::: Material provided

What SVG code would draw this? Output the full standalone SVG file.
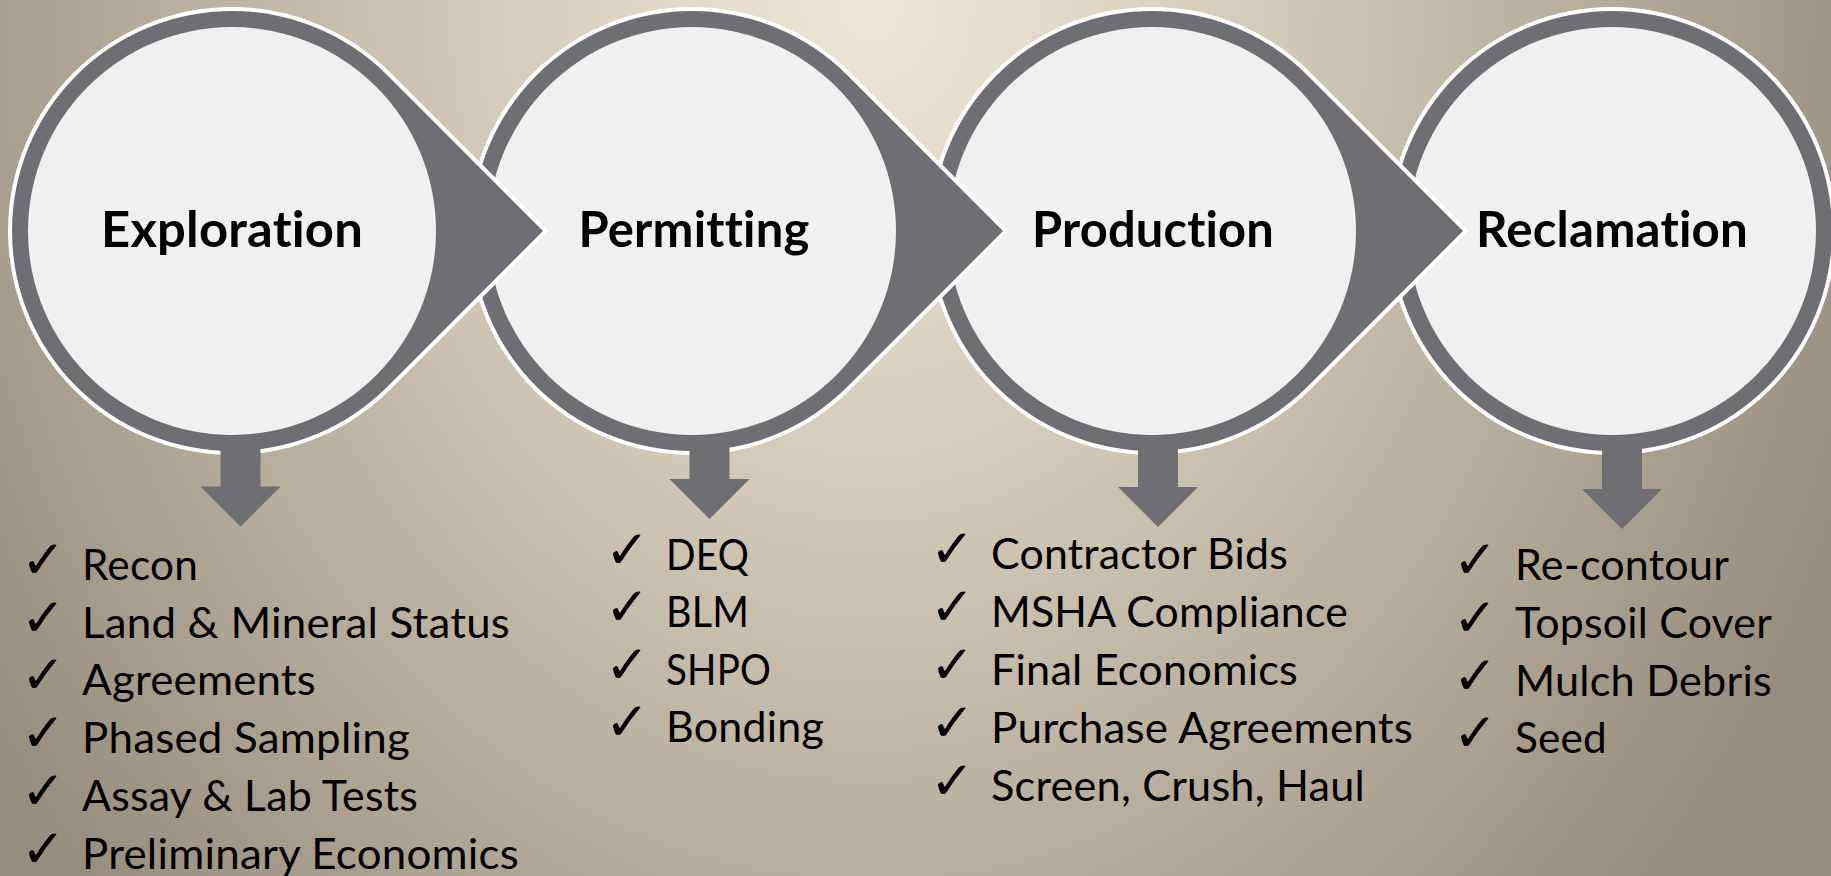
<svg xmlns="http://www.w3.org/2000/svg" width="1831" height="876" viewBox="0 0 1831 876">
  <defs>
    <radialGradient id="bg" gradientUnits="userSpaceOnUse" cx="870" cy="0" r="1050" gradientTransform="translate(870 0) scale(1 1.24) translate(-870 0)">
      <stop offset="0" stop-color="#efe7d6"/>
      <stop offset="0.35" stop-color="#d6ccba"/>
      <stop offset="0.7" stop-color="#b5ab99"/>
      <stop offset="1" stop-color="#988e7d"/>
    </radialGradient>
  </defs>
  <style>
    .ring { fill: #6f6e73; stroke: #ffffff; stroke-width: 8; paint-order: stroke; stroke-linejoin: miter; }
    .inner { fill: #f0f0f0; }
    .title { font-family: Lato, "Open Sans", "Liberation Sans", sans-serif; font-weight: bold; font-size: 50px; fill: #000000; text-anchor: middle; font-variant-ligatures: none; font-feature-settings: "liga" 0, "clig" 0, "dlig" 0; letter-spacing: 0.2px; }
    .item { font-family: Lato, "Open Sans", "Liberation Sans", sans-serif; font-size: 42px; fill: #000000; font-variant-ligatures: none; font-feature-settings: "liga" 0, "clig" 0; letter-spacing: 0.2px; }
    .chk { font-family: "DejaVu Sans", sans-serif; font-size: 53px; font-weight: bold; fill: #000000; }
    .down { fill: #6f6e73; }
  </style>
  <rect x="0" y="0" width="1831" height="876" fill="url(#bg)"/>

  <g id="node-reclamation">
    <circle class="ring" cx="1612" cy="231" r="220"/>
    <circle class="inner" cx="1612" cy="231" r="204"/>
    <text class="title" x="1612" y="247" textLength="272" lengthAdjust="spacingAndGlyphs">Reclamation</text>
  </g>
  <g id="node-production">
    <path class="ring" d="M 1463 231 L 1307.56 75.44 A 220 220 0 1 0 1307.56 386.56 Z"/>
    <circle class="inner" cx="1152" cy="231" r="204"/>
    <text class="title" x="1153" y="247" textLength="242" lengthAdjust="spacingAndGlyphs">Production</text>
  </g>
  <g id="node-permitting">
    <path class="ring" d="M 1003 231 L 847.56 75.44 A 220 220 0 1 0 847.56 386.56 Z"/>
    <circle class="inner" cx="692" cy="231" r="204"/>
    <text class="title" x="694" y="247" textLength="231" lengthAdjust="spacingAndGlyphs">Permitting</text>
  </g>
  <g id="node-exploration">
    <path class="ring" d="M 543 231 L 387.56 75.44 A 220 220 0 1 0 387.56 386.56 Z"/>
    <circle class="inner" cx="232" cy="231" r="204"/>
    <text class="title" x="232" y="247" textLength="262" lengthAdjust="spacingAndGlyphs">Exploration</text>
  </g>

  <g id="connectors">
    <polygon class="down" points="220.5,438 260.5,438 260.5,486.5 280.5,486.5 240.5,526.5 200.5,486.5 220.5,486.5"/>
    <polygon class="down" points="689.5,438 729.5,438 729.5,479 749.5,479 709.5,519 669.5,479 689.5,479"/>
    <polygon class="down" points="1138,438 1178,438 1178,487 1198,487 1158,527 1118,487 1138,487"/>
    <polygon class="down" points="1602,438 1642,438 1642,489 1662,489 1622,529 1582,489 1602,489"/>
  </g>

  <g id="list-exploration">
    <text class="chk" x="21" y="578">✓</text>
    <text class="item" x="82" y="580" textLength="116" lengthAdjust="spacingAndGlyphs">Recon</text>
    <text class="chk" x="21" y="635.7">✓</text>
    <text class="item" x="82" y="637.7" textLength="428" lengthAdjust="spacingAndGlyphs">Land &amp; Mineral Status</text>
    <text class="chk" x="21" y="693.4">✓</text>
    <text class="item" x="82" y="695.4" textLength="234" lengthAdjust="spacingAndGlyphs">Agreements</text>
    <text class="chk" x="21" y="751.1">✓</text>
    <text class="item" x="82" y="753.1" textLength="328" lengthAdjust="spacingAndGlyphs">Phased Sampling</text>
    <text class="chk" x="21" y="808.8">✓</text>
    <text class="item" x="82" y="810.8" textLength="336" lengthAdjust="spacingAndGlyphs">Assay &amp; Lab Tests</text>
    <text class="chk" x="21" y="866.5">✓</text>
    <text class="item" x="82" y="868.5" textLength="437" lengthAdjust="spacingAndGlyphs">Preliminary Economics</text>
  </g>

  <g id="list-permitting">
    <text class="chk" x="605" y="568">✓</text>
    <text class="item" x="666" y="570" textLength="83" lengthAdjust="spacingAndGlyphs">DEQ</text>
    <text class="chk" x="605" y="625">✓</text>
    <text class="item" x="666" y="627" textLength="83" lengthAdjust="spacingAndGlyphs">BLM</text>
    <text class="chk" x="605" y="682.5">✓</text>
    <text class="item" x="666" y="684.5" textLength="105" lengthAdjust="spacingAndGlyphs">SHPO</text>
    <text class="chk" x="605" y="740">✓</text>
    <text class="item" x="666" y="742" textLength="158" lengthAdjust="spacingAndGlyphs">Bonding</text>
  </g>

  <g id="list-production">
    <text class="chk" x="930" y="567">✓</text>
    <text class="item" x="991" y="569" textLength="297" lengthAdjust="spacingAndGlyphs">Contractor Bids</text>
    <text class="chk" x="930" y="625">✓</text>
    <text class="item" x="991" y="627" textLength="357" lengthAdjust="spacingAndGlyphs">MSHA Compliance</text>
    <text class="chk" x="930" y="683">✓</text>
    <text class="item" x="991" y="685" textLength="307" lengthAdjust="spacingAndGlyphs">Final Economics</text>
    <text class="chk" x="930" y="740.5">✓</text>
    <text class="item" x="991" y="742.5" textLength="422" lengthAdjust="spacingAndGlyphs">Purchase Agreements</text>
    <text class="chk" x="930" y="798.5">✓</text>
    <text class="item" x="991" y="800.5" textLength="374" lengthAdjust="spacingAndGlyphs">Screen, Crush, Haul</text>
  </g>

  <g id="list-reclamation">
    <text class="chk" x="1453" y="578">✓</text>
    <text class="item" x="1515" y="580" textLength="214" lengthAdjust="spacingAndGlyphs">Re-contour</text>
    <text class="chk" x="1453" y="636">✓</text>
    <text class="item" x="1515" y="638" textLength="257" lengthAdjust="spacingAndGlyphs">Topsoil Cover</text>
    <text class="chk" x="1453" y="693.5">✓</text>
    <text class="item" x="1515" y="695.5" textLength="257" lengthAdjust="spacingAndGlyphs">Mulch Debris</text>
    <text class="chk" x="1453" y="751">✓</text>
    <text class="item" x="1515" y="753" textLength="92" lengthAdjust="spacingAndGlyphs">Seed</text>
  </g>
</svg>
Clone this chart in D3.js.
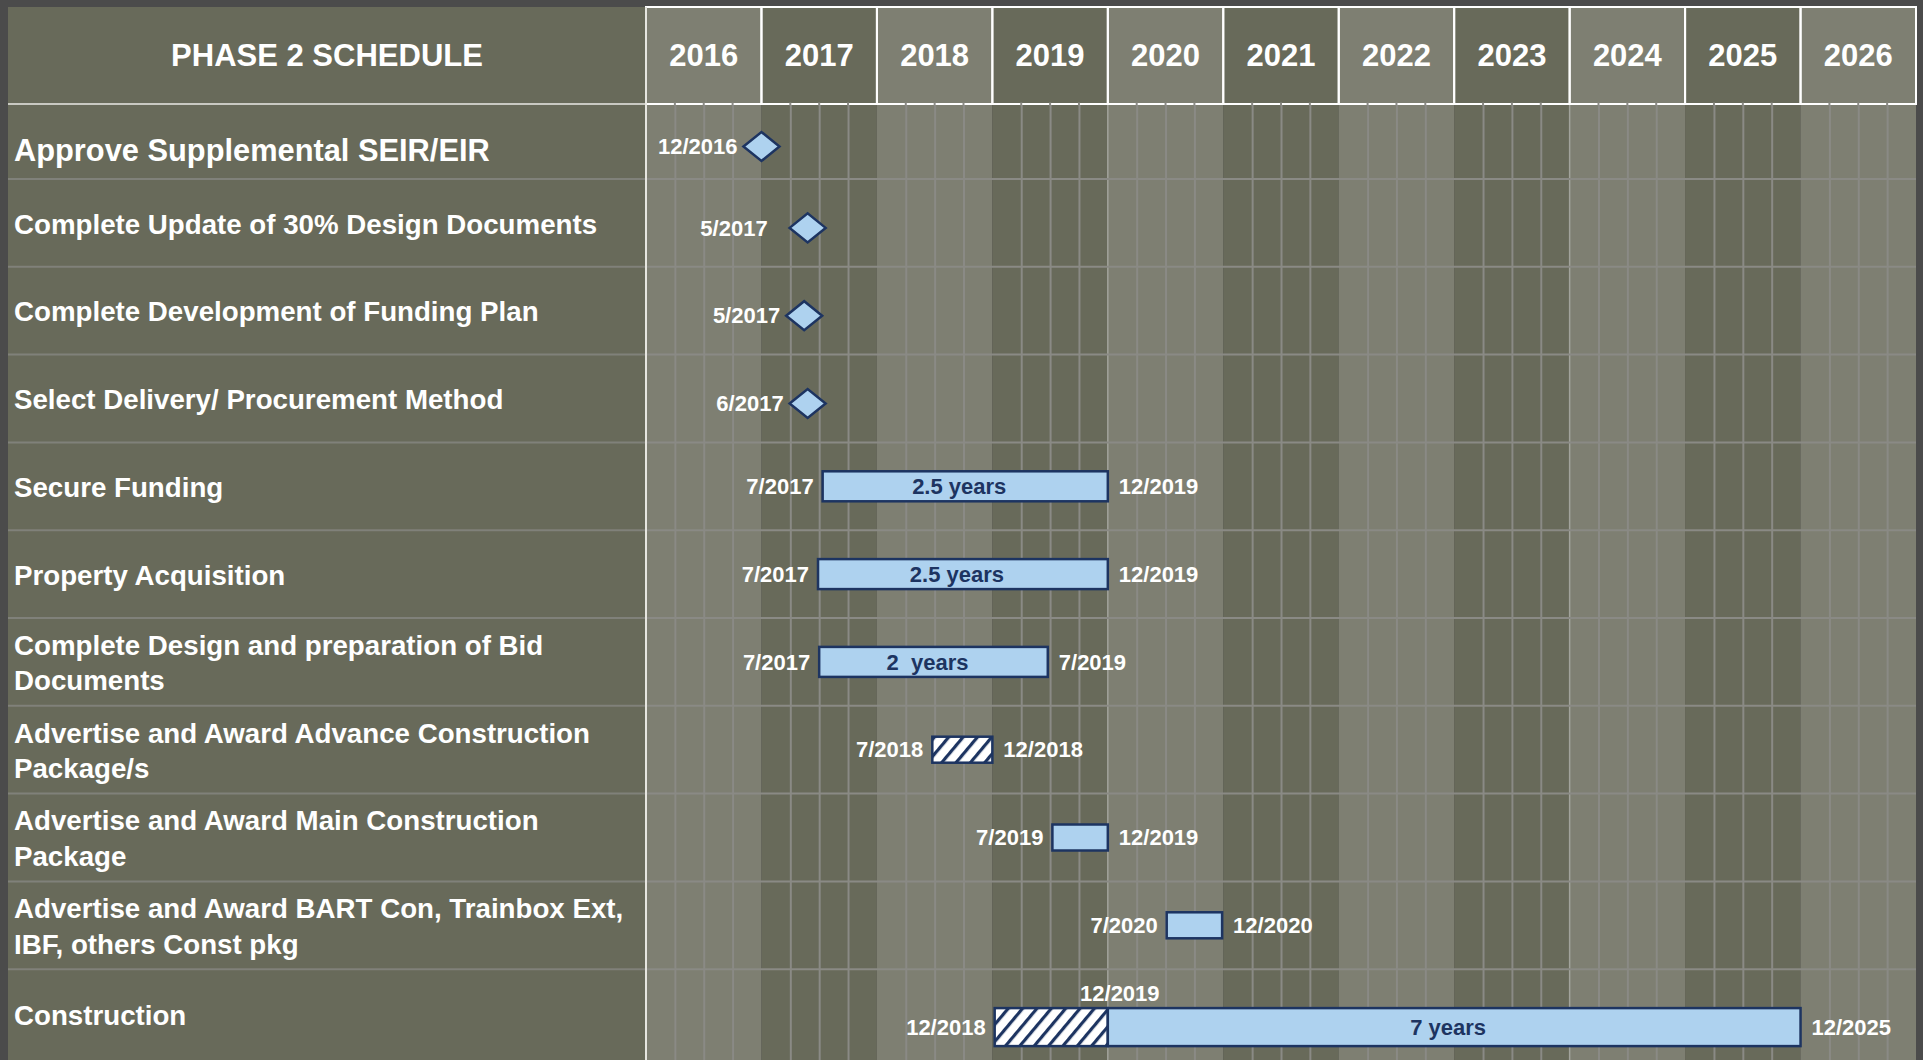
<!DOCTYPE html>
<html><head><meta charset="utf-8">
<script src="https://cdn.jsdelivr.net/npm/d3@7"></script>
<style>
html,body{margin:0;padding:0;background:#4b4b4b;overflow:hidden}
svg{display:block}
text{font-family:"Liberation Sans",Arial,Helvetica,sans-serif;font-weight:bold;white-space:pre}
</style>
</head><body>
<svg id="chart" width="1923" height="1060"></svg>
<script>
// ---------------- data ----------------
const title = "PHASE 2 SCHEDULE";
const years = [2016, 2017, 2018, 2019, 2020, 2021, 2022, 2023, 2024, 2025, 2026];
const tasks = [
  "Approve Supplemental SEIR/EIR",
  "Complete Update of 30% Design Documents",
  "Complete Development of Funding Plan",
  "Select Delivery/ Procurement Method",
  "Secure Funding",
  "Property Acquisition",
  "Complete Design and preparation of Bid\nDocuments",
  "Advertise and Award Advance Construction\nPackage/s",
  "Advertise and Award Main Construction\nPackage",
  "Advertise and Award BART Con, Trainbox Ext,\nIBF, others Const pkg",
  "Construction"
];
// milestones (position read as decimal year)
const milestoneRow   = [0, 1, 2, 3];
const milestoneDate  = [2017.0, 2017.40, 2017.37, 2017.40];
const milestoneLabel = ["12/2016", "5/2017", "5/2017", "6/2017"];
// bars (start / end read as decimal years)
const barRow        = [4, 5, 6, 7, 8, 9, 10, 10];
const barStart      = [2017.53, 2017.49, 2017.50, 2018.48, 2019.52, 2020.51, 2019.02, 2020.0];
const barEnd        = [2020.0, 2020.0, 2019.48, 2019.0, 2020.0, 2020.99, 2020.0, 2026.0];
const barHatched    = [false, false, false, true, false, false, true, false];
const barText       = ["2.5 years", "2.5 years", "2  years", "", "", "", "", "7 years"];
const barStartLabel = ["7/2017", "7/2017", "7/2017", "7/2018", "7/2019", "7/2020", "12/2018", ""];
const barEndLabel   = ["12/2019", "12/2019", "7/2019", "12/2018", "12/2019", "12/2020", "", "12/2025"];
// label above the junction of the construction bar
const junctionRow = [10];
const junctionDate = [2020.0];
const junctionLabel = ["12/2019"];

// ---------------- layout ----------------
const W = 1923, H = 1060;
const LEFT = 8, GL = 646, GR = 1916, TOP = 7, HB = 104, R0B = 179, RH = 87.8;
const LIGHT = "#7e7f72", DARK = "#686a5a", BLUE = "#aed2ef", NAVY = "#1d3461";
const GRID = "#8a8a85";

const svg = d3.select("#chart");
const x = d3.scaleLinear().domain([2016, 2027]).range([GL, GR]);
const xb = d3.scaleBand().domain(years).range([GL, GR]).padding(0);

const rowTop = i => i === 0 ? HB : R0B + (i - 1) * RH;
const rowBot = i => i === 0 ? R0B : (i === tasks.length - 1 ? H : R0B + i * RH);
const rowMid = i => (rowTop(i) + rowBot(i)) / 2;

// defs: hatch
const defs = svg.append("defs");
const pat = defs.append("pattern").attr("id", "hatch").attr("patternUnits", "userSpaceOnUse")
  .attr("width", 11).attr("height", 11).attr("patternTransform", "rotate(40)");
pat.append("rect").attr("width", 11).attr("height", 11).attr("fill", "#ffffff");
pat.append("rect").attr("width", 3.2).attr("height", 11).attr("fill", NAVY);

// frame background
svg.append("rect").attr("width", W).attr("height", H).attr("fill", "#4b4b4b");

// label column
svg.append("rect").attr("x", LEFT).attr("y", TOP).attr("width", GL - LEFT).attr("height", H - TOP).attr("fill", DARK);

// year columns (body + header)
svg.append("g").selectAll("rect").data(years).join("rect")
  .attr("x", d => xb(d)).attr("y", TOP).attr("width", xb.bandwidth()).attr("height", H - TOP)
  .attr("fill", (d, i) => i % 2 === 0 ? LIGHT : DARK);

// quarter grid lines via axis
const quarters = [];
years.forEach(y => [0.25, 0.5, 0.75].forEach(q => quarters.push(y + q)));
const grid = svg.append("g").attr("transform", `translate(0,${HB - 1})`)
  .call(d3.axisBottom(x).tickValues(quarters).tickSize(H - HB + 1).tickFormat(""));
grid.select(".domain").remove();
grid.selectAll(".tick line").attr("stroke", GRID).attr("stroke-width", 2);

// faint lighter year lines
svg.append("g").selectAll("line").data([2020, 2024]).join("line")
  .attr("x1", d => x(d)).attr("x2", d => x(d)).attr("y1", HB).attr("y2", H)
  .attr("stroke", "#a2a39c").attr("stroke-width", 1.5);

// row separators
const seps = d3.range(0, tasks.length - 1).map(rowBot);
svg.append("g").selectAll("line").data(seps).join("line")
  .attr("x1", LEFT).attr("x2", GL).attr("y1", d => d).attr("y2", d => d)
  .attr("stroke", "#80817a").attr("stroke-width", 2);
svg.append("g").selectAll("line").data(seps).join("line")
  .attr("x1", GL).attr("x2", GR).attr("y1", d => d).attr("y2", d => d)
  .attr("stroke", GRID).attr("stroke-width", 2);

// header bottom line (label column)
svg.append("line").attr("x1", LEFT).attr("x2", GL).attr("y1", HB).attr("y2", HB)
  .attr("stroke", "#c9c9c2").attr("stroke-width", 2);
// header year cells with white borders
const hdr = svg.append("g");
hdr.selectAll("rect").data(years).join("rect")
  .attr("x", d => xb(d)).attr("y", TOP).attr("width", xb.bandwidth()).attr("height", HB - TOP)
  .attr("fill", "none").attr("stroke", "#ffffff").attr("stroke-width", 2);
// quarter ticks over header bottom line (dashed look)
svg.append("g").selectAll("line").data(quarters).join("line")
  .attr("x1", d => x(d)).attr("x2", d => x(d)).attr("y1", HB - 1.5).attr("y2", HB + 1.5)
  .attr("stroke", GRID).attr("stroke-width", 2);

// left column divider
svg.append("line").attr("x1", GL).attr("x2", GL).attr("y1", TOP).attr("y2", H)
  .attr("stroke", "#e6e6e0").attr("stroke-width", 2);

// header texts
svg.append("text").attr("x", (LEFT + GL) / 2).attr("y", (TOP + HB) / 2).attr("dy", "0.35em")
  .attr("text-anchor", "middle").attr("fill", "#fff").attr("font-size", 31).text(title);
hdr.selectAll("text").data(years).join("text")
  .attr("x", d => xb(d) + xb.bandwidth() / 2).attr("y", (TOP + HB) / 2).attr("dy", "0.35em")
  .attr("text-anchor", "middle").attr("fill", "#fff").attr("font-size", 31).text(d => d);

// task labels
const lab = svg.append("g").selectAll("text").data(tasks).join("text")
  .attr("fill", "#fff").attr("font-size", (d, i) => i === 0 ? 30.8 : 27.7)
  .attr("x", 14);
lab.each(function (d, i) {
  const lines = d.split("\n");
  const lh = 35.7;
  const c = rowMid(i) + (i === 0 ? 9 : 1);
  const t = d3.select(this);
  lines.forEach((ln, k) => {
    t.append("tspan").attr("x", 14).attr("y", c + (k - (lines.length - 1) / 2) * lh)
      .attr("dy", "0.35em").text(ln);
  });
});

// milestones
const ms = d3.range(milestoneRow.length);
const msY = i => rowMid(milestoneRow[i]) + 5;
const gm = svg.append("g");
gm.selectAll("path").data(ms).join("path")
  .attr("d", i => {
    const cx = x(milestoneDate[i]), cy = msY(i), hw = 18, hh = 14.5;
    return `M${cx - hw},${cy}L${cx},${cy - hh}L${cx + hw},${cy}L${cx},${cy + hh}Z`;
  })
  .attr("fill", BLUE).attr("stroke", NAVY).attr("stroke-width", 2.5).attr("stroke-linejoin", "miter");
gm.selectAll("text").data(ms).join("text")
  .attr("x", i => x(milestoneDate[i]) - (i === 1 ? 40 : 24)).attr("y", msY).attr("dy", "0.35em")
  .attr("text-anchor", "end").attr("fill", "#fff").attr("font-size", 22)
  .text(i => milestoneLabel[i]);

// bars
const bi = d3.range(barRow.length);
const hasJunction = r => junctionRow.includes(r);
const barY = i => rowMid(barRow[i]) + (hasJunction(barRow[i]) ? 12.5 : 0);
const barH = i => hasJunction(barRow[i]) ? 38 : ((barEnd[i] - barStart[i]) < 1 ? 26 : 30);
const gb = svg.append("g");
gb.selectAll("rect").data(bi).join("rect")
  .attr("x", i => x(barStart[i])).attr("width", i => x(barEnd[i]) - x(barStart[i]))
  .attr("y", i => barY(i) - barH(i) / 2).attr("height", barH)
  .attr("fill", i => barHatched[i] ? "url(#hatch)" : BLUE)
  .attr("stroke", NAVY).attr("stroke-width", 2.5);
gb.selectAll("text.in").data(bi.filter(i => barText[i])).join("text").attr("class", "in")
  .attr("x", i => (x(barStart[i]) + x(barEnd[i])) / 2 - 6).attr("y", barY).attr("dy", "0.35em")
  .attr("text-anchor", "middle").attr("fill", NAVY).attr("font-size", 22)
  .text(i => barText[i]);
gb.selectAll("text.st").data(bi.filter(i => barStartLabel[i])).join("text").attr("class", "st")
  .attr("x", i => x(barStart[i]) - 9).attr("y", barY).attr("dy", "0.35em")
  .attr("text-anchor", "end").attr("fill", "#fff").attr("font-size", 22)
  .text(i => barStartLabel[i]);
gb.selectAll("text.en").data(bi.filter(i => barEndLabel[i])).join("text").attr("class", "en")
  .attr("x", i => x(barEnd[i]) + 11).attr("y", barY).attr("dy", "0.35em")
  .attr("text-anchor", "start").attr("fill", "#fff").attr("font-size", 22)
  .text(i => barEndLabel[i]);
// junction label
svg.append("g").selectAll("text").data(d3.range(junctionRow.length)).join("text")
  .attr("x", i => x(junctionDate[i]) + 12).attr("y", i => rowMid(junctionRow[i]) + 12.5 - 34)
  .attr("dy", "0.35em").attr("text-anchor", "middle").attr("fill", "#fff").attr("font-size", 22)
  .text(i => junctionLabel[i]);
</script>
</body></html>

::::::

__Goal__
Pick out lines containing the word "chart", each one as written.

__Answer to this problem__
Clone this chart in D3.js.
<svg id="chart" width="1923" height="1060"></svg>
const svg = d3.select("#chart");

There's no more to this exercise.